A crítica literária tem frequentemente destacado a universalidade da obra de Machado, comparando-o a grandes nomes da literatura mundial, como Fiódor Dostoiévski e William Shakespeare. Sua capacidade de dissecar a alma humana, com todas as suas contradições e complexidades, garante que sua obra continue a ser uma fonte inesgotável de estudo e reflexão.
No século XXI, a obra de Machado de Assis permanece relevante, abordando temas que continuam a ressoar na sociedade contemporânea, como as questões de identidade, poder, moralidade e as relações humanas. Sua escrita, marcada pela ironia fina e pelo humor sutil, desafia o leitor a questionar as verdades estabelecidas e a refletir sobre as ambiguidades da vida.

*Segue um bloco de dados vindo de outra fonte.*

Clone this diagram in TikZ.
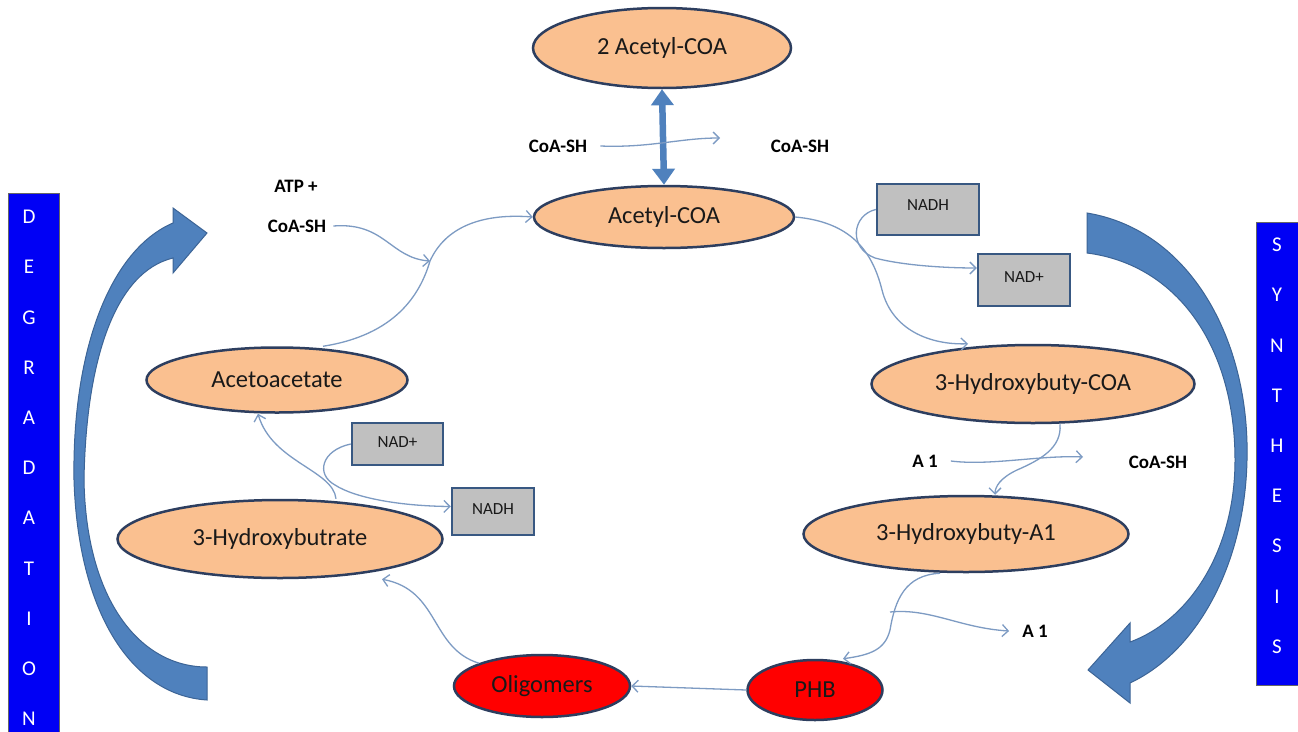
\documentclass[tikz,border=0pt]{standalone}
\usepackage{fontspec}
\setmainfont{Carlito}
\usetikzlibrary{shapes.geometric,arrows.meta}
\definecolor{peach}{RGB}{250,192,144}
\definecolor{ellborder}{RGB}{45,62,95}
\definecolor{redfill}{RGB}{255,0,0}
\definecolor{boxgray}{RGB}{192,192,192}
\definecolor{boxborder}{RGB}{56,88,130}
\definecolor{panelblue}{RGB}{0,0,245}
\definecolor{arrowblue}{RGB}{79,129,189}
\definecolor{arrowedge}{RGB}{60,100,150}
\definecolor{conncol}{RGB}{125,155,195}
\definecolor{textdark}{RGB}{25,25,25}
\tikzset{
  ell/.style={ellipse, draw=ellborder, line width=2.5pt, fill=peach, inner sep=0pt,
    font=\fontsize{24.5}{28}\selectfont, text=textdark},
  redell/.style={ell, fill=redfill},
  gbox/.style={rectangle, draw=boxborder, line width=2.5pt, fill=boxgray, inner sep=0pt,
    font=\fontsize{17}{20}\selectfont, text=textdark},
  lbl/.style={font=\bfseries\fontsize{19}{22}\selectfont, text=black, inner sep=1pt},
  conn/.style={draw=conncol, line width=1.3pt, -{Straight Barb[length=6pt,width=12pt]}},
  panel/.style={fill=panelblue, draw=black!60, line width=0.8pt},
  vlet/.style={font=\fontsize{21}{24}\selectfont, text=white, inner sep=0pt},
  bigarrow/.style={fill=arrowblue, draw=arrowedge, line width=1pt},
  dbl/.style={draw=arrowblue, line width=6.5pt, {Triangle[length=16pt,width=22pt]}-{Triangle[length=16pt,width=22pt]}}
}
\begin{document}
\begin{tikzpicture}[x=1pt,y=-1pt]
\useasboundingbox (0,0) rectangle (1298,731);
\fill[white] (0,0) rectangle (1298,731);

% side panels
\path[panel] (8,193) rectangle (59,740);
\path[panel] (1256,222) rectangle (1305,685);
\foreach \ch [count=\i] in {D,E,G,R,A,D,A,T,I,O,N}
  \node[vlet] (dl\i) at (29,217+50.2*\i-50.2) {\ch};
\foreach \ch [count=\i] in {S,Y,N,T,H,E,S,I,S}
  \node[vlet] (sl\i) at (1277,245+50.2*\i-50.2) {\ch};

% big curved arrows
\path[bigarrow] (207,700) .. controls (130,695) and (78,610) .. (74,480)
  .. controls (72,350) and (110,250) .. (173,223)
  -- (173,208) -- (207,233) -- (173,273) -- (173,258)
  .. controls (115,272) and (86,360) .. (84,480)
  .. controls (86,600) and (140,667) .. (207,667) -- cycle;
\path[bigarrow] (1087,213) .. controls (1190,230) and (1250,340) .. (1247,460)
  .. controls (1245,560) and (1200,650) .. (1130,683)
  -- (1130,703) -- (1088,670) -- (1130,623) -- (1130,642)
  .. controls (1190,620) and (1235,550) .. (1235,460)
  .. controls (1235,350) and (1180,265) .. (1087,253) -- cycle;

% ellipses
\node[ell, minimum width=258pt, minimum height=80pt] (acoa2) at (662,48) {2 Acetyl-COA};
\node[ell, minimum width=260pt, minimum height=62pt] (acoa) at (664,217) {Acetyl-COA};
\node[ell, minimum width=261pt, minimum height=65pt] (aceto) at (277,380) {Acetoacetate};
\node[ell, minimum width=325pt, minimum height=78pt] (hbut) at (280,539) {3-Hydroxybutrate};
\node[ell, minimum width=323pt, minimum height=78pt] (hbcoa) at (1033,384) {3-Hydroxybuty-COA};
\node[ell, minimum width=325pt, minimum height=76pt] (hba1) at (966,534) {3-Hydroxybuty-A1};
\node[redell, minimum width=176pt, minimum height=62pt] (olig) at (542,686) {Oligomers};
\node[redell, minimum width=135pt, minimum height=60pt] (phb) at (815,690) {PHB};

% gray boxes
\node[gbox, minimum width=102pt, minimum height=51pt] (nadh1) at (928,209.5) {\raisebox{8pt}{NADH}};
\node[gbox, minimum width=92pt, minimum height=52pt] (nadp1) at (1024,280) {\raisebox{6pt}{NAD+}};
\node[gbox, minimum width=91pt, minimum height=42pt] (nadp2) at (397.5,444) {\raisebox{4pt}{NAD+}};
\node[gbox, minimum width=82pt, minimum height=47pt] (nadh2) at (493,511.5) {\raisebox{4pt}{NADH}};

% labels
\node[lbl] (csh1) at (558,146) {CoA-SH};
\node[lbl] (csh1r) at (800,146) {CoA-SH};
\node[lbl] (atp) at (296,186) {ATP +};
\node[lbl] (csh2) at (297,226) {CoA-SH};
\node[lbl] (a1a) at (925,461) {A 1};
\node[lbl] (csh3) at (1158,462) {CoA-SH};
\node[lbl] (a1b) at (1035,631) {A 1};

% helper coordinates
\coordinate (c1) at (720,138);
\coordinate (j1) at (430,261);
\coordinate (c2) at (1083,457);
\coordinate (j2) at (890,612);

% double arrow
\draw[dbl] (acoa2.south) -- (acoa.north);

% thin connectors
\draw[conn] ([xshift=12pt]csh1.east) .. controls (650,148) and (680,138) .. (c1);
\draw[conn] ([xshift=6pt]csh2.east) .. controls (385,222) and (390,258) .. (j1);
\draw[conn] ([xshift=46pt]aceto.north) .. controls (395,335) and (420,295) .. (j1)
  .. controls (445,228) and (480,213) .. (acoa.west);
\draw[conn] (acoa.east) .. controls (850,222) and (872,250) .. (882,290)
  .. controls (892,330) and (930,345) .. ([xshift=-65pt]hbcoa.north);
\draw[conn] (nadh1.west) .. controls (852,215) and (848,248) .. (875,258)
  .. controls (905,266) and (950,268) .. ([yshift=12pt]nadp1.west);
\draw[conn] ([xshift=27pt]hbcoa.south) .. controls (1062,448) and (1040,460) .. (1017,470)
  .. controls (1000,478) and (995,487) .. ([xshift=29pt]hba1.north);
\draw[conn] ([xshift=12pt]a1a.east) .. controls (990,466) and (1040,455) .. (c2);
\draw[conn] ([xshift=-26pt]hba1.south) .. controls (905,575) and (895,600) .. (890,630)
  .. controls (885,650) and (870,655) .. ([xshift=28pt]phb.north);
\draw[conn] (j2) .. controls (930,608) and (960,628) .. ([xshift=-12pt]a1b.west);
\draw[conn] (phb.west) -- (olig.east);
\draw[conn] (olig.north west) .. controls (430,648) and (440,590) .. ([xshift=102pt]hbut.south);
\draw[conn] ([xshift=56pt]hbut.north) .. controls (333,470) and (272,462) .. ([xshift=-19pt]aceto.south);
\draw[conn] (nadp2.west) .. controls (322,450) and (315,474) .. (335,485)
  .. controls (355,498) and (400,506) .. ([yshift=5pt]nadh2.west);
\end{tikzpicture}
\end{document}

Machado de Assis faleceu em 29 de setembro de 1908, mas sua obra continua viva, inspirando leitores e escritores de todas as gerações. Sua vida e seu trabalho são um testemunho do poder transformador da literatura, capaz de transcender as barreiras sociais e culturais e de revelar as profundezas da condição humana. Como o maior gênio literário do Brasil, Machado de Assis permanece como uma figura central na história da literatura mundial, um autor cuja obra é, e sempre será, uma fonte inesgotável de prazer e sabedoria.